“Ratings agencies are saying, ‘We don’t think it’s voluntary; it’s just a way to hide a default’ - which it is,’’ said Daniel Gros, director of the Center for European Policy Studies in Brussels.
European leaders are trapped between domestic political demands for banks to share the cost of a Greek bailout, and the dire consequences of a default. These would include the collapse of Greek banks, probably followed by the collapse of the Greek economy, and Greece’s exit from the euro zone.
A crisis in Greece could quickly spread to European banks, particularly in France and Germany, which own government bonds or have lent money to Greek individuals and businesses. Ratings of French banks have suffered because of their vulnerability to the Greek economy.
As a result, officials predicted, European governments may have little choice but to abandon or modify the voluntary plan and fill the gap with more money from taxpayer coffers.
A senior figure in the Greek finance ministry, who spoke on condition of anonymity because he was not authorized to speak publicly, said yesterday that it was folly to think that the ratings agencies would view a debt swap as purely voluntary and not representing a selective default.
“Now the official sector will need to find another 30 billion [euros],’’ this person said, referring to the $43.6 billion that European political leaders hoped to get from the private sector.
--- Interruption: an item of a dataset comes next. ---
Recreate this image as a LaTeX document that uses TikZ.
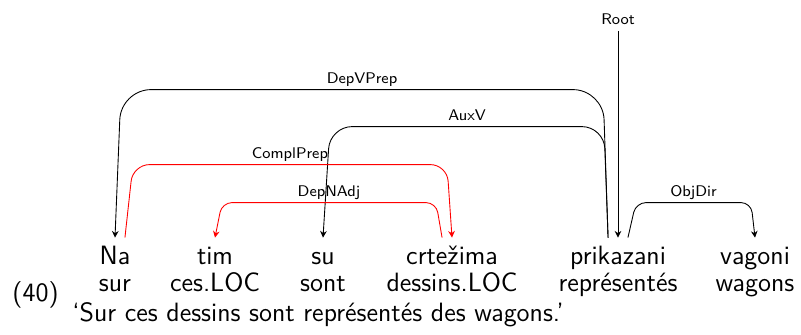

That sum was never realistic in the first place, he said.
But he predicted that leaders would not turn their backs on Greece.
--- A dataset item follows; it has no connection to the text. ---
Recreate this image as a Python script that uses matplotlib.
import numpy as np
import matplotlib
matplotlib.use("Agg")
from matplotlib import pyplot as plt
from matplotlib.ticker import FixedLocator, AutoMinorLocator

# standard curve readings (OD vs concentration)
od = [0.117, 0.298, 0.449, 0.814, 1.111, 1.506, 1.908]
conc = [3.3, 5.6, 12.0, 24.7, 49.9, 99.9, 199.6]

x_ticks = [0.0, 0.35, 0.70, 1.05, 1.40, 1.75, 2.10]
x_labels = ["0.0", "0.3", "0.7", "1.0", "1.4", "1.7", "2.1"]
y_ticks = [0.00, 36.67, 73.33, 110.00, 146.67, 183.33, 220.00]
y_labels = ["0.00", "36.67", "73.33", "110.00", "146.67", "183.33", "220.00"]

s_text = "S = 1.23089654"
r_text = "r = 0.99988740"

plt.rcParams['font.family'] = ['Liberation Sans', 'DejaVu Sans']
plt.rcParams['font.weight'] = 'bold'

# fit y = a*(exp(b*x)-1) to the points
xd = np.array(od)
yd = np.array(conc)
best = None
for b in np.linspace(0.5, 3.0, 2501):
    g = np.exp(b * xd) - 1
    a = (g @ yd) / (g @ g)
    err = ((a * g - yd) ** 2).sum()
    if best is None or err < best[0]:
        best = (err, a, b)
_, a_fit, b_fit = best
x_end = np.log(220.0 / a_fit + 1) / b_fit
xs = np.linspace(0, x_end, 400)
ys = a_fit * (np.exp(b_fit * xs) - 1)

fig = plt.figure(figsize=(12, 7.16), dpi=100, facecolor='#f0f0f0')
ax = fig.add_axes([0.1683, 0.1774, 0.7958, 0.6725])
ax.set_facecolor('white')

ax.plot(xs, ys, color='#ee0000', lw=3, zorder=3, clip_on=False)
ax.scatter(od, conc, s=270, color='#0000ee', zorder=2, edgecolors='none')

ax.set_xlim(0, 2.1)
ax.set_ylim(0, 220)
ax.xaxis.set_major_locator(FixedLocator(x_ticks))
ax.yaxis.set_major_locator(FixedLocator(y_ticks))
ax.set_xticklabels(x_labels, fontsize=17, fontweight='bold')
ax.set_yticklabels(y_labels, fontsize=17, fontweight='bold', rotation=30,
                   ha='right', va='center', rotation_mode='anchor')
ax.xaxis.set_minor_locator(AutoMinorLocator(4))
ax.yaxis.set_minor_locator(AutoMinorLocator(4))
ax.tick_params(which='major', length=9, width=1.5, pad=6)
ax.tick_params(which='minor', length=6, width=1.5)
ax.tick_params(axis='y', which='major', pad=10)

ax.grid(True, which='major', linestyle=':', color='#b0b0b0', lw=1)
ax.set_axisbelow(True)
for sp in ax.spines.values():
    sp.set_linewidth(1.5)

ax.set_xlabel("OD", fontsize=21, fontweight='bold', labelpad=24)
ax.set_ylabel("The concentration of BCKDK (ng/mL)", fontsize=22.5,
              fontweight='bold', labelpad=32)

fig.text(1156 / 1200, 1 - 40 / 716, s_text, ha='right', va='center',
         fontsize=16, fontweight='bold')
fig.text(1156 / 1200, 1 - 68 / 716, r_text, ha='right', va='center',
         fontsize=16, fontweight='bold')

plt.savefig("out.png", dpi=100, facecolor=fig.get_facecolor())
Despite the discouraging assessment from Standard & Poor’s, European governments continued work on a contingency plan that they predicted would satisfy the ratings agencies and prevent Greece’s problems from provoking a wider crisis.
There was somewhat less urgency to the talks after euro zone finance ministers agreed over the weekend to provide Athens with financing of $12.7 billion from the $160.02 billion bailout agreed to last year, to help the Greek government function through the summer. The new aid eliminates the prospect of a near-term default.
But the finance ministers put off the question of how to provide a second bailout, expected to total as much as $130.03 billion, to keep the country operating through 2014, when it is hoped that Greece will be able to return to the credit markets.